I have a personal requirement to put at least one photo in my posts about ww. Since I’m without my camera and my iPhoto this week, I’m posting about something other than my own work. Sorry no pictures today.
I’ve been rereading parts of Christopher Schwarz’s book Workbenches: From Design & Theory to Construction & Use lately. In my opinion this is the book to read if you’re thinking about making or purchasing a bench any time soon. There are lots of glowing reviews of the book out there. But even though Schwarz is a wonderful writer, what I think is the key to the success of this book has not been mentioned in any of the reviews I’ve read. And I’ve read a bunch of them.

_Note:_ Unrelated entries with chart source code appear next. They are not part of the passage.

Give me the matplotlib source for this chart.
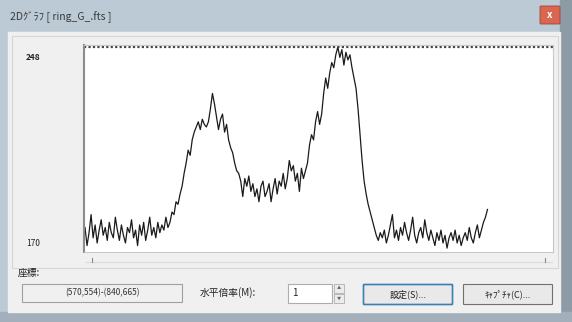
import numpy as np
import matplotlib.pyplot as plt
from matplotlib.patches import Rectangle, FancyBboxPatch
from matplotlib.colors import LinearSegmentedColormap

plt.rcParams['font.family'] = ['Noto Sans CJK JP', 'DejaVu Sans']

# intensity profile along the line (570,554)-(840,665)
profile = [178, 171, 176, 183, 174, 179, 172, 177, 181, 175,
           178, 173, 180, 176, 174, 182, 177, 173, 179, 175,
           172, 178, 176, 181, 174, 177, 171, 179, 175, 180,
           173, 177, 182, 175, 178, 174, 180, 176, 179, 177,
           182, 178, 180,
           184, 183, 188, 187, 191, 194, 199, 203, 208, 206,
           212, 215, 217, 219, 216, 220, 218, 217, 219, 224,
           230, 226, 221,
           216, 220, 222, 215, 218, 212, 209, 207, 203, 200, 199, 196,
           190, 197, 194, 198, 192, 195, 190, 193, 188, 194,
           196, 190, 192, 195, 188, 193, 197, 191, 196, 194,
           199, 193, 197, 204, 200, 202, 196, 199, 192, 201,
           197, 200, 203, 210, 214, 212, 219, 223, 218, 222,
           230, 236, 232, 238, 242, 240, 245, 248,
           244, 247, 241, 246, 243, 245, 240,
           236, 232, 224, 214, 204, 196, 191, 187, 184, 181,
           178, 175, 173, 176, 174, 177, 172, 175, 179, 183,
           174, 177, 173, 178, 175, 180, 176, 173, 177, 182,
           175, 172, 176, 178, 174, 181, 176, 173, 177, 174,
           171, 176, 173, 177, 172, 175, 170, 174, 176, 173,
           177, 172, 175, 171, 174, 176, 173, 178, 174, 172,
           176, 179, 174, 177, 180, 182, 185]
vmin, vmax = 170, 248
title = "2Dｸﾞﾗﾌ [ ring_G_.fts ]"
coords = "(570,554)-(840,665)"
zoom_label = "水平倍率(M):"
zoom_value = "1"
btn_labels = ["設定(S)...", "ｷｬﾌﾟﾁｬ(C)..."]

W, H = 572, 322
fig = plt.figure(figsize=(W / 100, H / 100), dpi=100)

# dialog chrome drawn in pixel coordinates
bg = fig.add_axes([0, 0, 1, 1])
bg.set_xlim(0, W)
bg.set_ylim(H, 0)
bg.axis("off")

bg.add_patch(Rectangle((0, 0), W, H, color="#bccad6"))
grad = np.linspace(0, 1, 64).reshape(-1, 1)
bg.imshow(grad, extent=(0, W, 32, 0), aspect="auto", zorder=0,
          cmap=LinearSegmentedColormap.from_list("tb", ["#d6e2ec", "#b9ccdc"]))
bg.add_patch(Rectangle((W - 12, 0), 12, H, color="#8d9ba7", zorder=1))
bg.add_patch(Rectangle((0, H - 10), W, 10, color="#a3b0bb", zorder=1))
bg.add_patch(Rectangle((8, 32), W - 20, H - 42, color="#f0f0f0", zorder=1))
bg.text(10, 17, title, fontsize=7.5, color="#3a3a3a", va="center", zorder=2)
bg.add_patch(FancyBboxPatch((541, 7), 18, 16, boxstyle="round,pad=1",
                            fc="#d9674f", ec="#a04030", lw=0.6, zorder=2))
bg.text(550, 15, "x", fontsize=7, color="white", ha="center", va="center",
        weight="bold", zorder=3)

# plot group frame and slider
bg.add_patch(Rectangle((12, 36), 546, 232, fc="none", ec="#d6d6d6", lw=0.8, zorder=2))
bg.plot([86, 552], [262, 262], color="#dcdcdc", lw=1.0, zorder=2)
bg.plot([92, 92], [258, 262], color="#888888", lw=0.8, zorder=2)
bg.plot([545, 545], [258, 262], color="#888888", lw=0.8, zorder=2)
bg.text(26, 57, str(vmax), fontsize=6, color="#222222", va="center",
        weight="bold", zorder=2)
bg.text(26, 243, str(vmin), fontsize=6, color="#222222", va="center", zorder=2)

# bottom controls
bg.text(18, 273, "座標:", fontsize=7, color="#222222", va="center", zorder=2)
bg.add_patch(Rectangle((22, 284), 160, 18, fc="#f0f0f0", ec="#a0a0a0", lw=0.8, zorder=2))
bg.text(102, 293, coords, fontsize=6, color="#333333", ha="center", va="center", zorder=3)
bg.text(200, 293, zoom_label, fontsize=7, color="#222222", va="center", zorder=2)
bg.add_patch(Rectangle((288, 284), 44, 19, fc="white", ec="#abadb3", lw=0.8, zorder=2))
bg.text(292, 293, zoom_value, fontsize=7, color="#222222", va="center", zorder=3)
bg.add_patch(Rectangle((334, 284), 10, 9, fc="#ececec", ec="#b0b0b0", lw=0.6, zorder=2))
bg.add_patch(Rectangle((334, 294), 10, 9, fc="#ececec", ec="#b0b0b0", lw=0.6, zorder=2))
bg.text(339, 288.5, "▲", fontsize=3, color="#666666", ha="center", va="center", zorder=3)
bg.text(339, 298.5, "▼", fontsize=3, color="#666666", ha="center", va="center", zorder=3)

for x0, label, edge in [(364, btn_labels[0], "#3c7fb1"), (464, btn_labels[1], "#707070")]:
    bg.add_patch(FancyBboxPatch((x0, 285), 88, 19, boxstyle="round,pad=0.5",
                                fc="#e9e9e9", ec=edge, lw=1.2 if edge == "#3c7fb1" else 0.8,
                                zorder=2))
    bg.text(x0 + 44, 294.5, label, fontsize=6.5, color="#222222",
            ha="center", va="center", zorder=3)

# profile plot
ax = fig.add_axes([84 / W, 1 - 252 / H, (553 - 84) / W, (252 - 45) / H])
x = np.arange(len(profile))
ax.plot(x, profile, color="#1a1a1a", lw=0.9)
ax.axhline(vmax, color="#444444", lw=1.6, ls=(0, (1, 1)))
ax.set_xlim(-0.5, (len(profile) - 1) / 0.86)
ax.set_ylim(vmin - 1.5, vmax + 0.8)
ax.set_xticks([])
ax.set_yticks([])
for s in ax.spines.values():
    s.set_color("#c8c8c8")
ax.spines["left"].set_color("#8c8c8c")
ax.spines["left"].set_linewidth(1.5)

fig.savefig("out.png", dpi=100)
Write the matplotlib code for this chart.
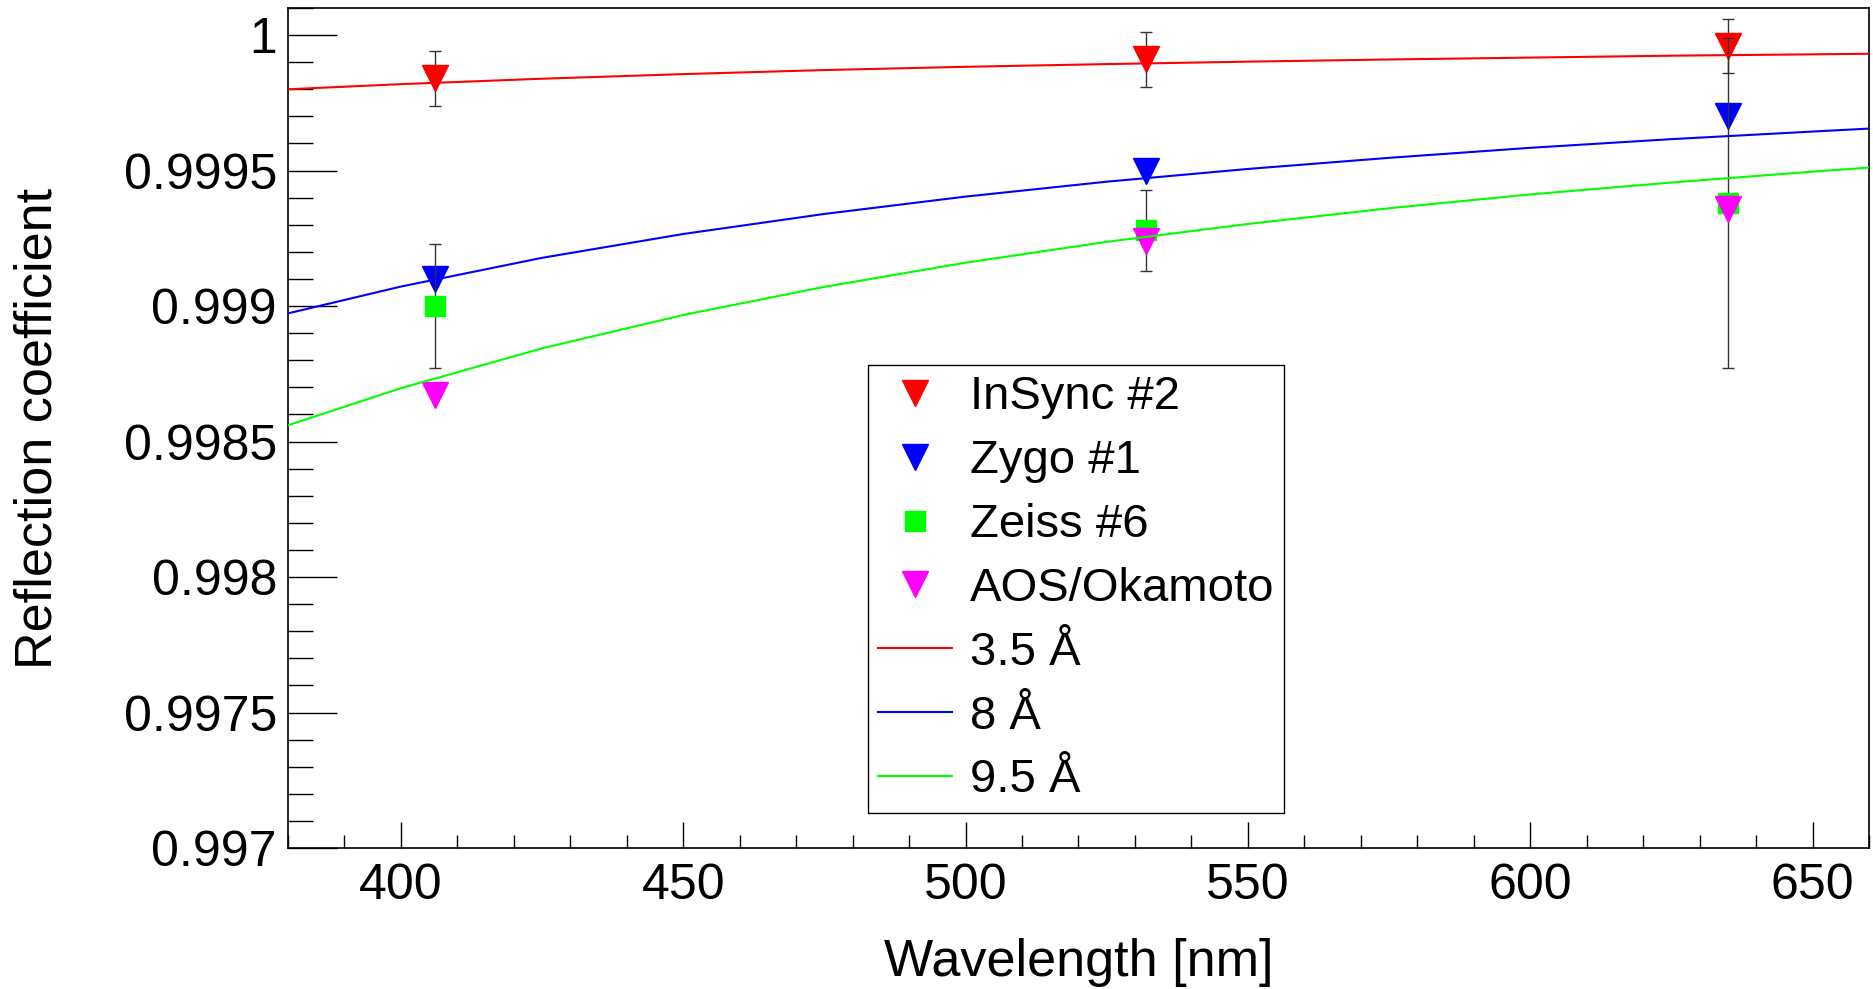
import matplotlib
matplotlib.use('Agg')
import matplotlib.pyplot as plt
from matplotlib.ticker import MultipleLocator, FormatStrFormatter

plt.rcParams['font.family'] = ['Liberation Sans', 'DejaVu Sans']

# Measured points (wavelength in nm)
wl_points = [406, 532, 635]
insync = [0.99984, 0.99991, 0.99996]
insync_err = [0.0001, 0.0001, 0.0001]
zygo = [0.99910, 0.99950, 0.99970]
zeiss = [0.99900, 0.99928, 0.99938]
zeiss_err = [0.00023, 0.00015, 0.00061]
aos = [0.99867, 0.99924, 0.99936]

# Model curves
wl_curve = [380, 400, 425, 450, 475, 500, 525, 550, 575, 600, 625, 650, 660]
r_35 = [0.99980, 0.999819, 0.999839, 0.999856, 0.999871, 0.999883, 0.999893,
        0.999902, 0.999910, 0.999917, 0.999924, 0.999929, 0.999931]
r_8 = [0.998973, 0.999072, 0.999178, 0.999266, 0.999340, 0.999404, 0.999459,
       0.999506, 0.999547, 0.999584, 0.999616, 0.999644, 0.999655]
r_95 = [0.998560, 0.998697, 0.998844, 0.998967, 0.999071, 0.999160, 0.999237,
        0.999303, 0.999361, 0.999412, 0.999456, 0.999496, 0.999511]

fig = plt.figure(figsize=(18.73, 9.89), dpi=100)
ax = fig.add_axes([288 / 1873, 141 / 989, (1869 - 288) / 1873, (848 - 8) / 989])

ax.errorbar(wl_points, insync, yerr=insync_err, fmt='none', ecolor='0.2',
            elinewidth=1.0, capsize=4, capthick=1.0, zorder=2)
h1, = ax.plot(wl_points, insync, 'v', color='#ff0000', ms=19, ls='none',
              label='InSync #2', zorder=2.1)
h2, = ax.plot(wl_points, zygo, 'v', color='#0000ff', ms=19, ls='none',
              label='Zygo #1', zorder=2.2)
ax.errorbar(wl_points, zeiss, yerr=zeiss_err, fmt='none', ecolor='0.2',
            elinewidth=1.0, capsize=4, capthick=1.0, zorder=2.3)
h3, = ax.plot(wl_points, zeiss, 's', color='#00ff00', ms=15, ls='none',
              label='Zeiss #6', zorder=2.4)
h4, = ax.plot(wl_points, aos, 'v', color='#ff00ff', ms=19, ls='none',
              label='AOS/Okamoto', zorder=2.5)

h5, = ax.plot(wl_curve, r_35, color='#ff0000', lw=1.5, label='3.5 Å', zorder=3)
h6, = ax.plot(wl_curve, r_8, color='#0000ff', lw=1.5, label='8 Å', zorder=3)
h7, = ax.plot(wl_curve, r_95, color='#00ff00', lw=1.5, label='9.5 Å', zorder=3)

ax.set_xlim(380, 660)
ax.set_ylim(0.997, 1.0001)

ax.xaxis.set_major_locator(MultipleLocator(50))
ax.xaxis.set_minor_locator(MultipleLocator(10))
ax.yaxis.set_major_locator(MultipleLocator(0.0005))
ax.yaxis.set_minor_locator(MultipleLocator(0.0001))
ax.yaxis.set_major_formatter(FormatStrFormatter('%g'))

ax.tick_params(axis='both', which='both', direction='in', top=False, right=False,
               labelsize=36, width=1.0)
ax.tick_params(axis='x', which='major', length=19, pad=11)
ax.tick_params(axis='x', which='minor', length=9.5)
ax.tick_params(axis='y', which='major', length=35, pad=8)
ax.tick_params(axis='y', which='minor', length=18)

for sp in ax.spines.values():
    sp.set_linewidth(1.2)

ax.set_xlabel('Wavelength [nm]', fontsize=37.5, labelpad=21)
ax.set_ylabel('Reflection coefficient', fontsize=37.5, labelpad=44)

leg = ax.legend(handles=[h1, h2, h3, h4, h5, h6, h7], loc='upper left',
                bbox_to_anchor=(868 / 1873, 1 - 365 / 989),
                bbox_transform=fig.transFigure, borderaxespad=0,
                fontsize=34, frameon=True, fancybox=False, framealpha=1,
                edgecolor='black', borderpad=0.22, labelspacing=0.42,
                handlelength=1.55, handletextpad=0.38)
leg.get_frame().set_linewidth(1.0)

fig.savefig('out.png', dpi=100)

The key, imo, is this. If you want to use hand tools, namely planes, on your work, you need to hold the work down to your bench so the surface being worked is facing up. That’s not the case if you’re using a router or a plate joiner. And there are three kinds of work-holding situations, each needing something different from your workbench. Think about planing each side of a kitchen cabinet door. There are three kinds of sides: the large flat face, the long edge, and the short edge. How would you hold that door firmly enough to plane each of those surfaces? Oh, and on the large face, you need to be able to plane in all directions. Not just along the grain. That’s one of the places my current bench really falls down.
Schwarz’s book discusses many ways to achieve all of those workholding needs. One of the reviewers I read said, “you’ll never look at a workbench the same again.” And that’s definitely true for me.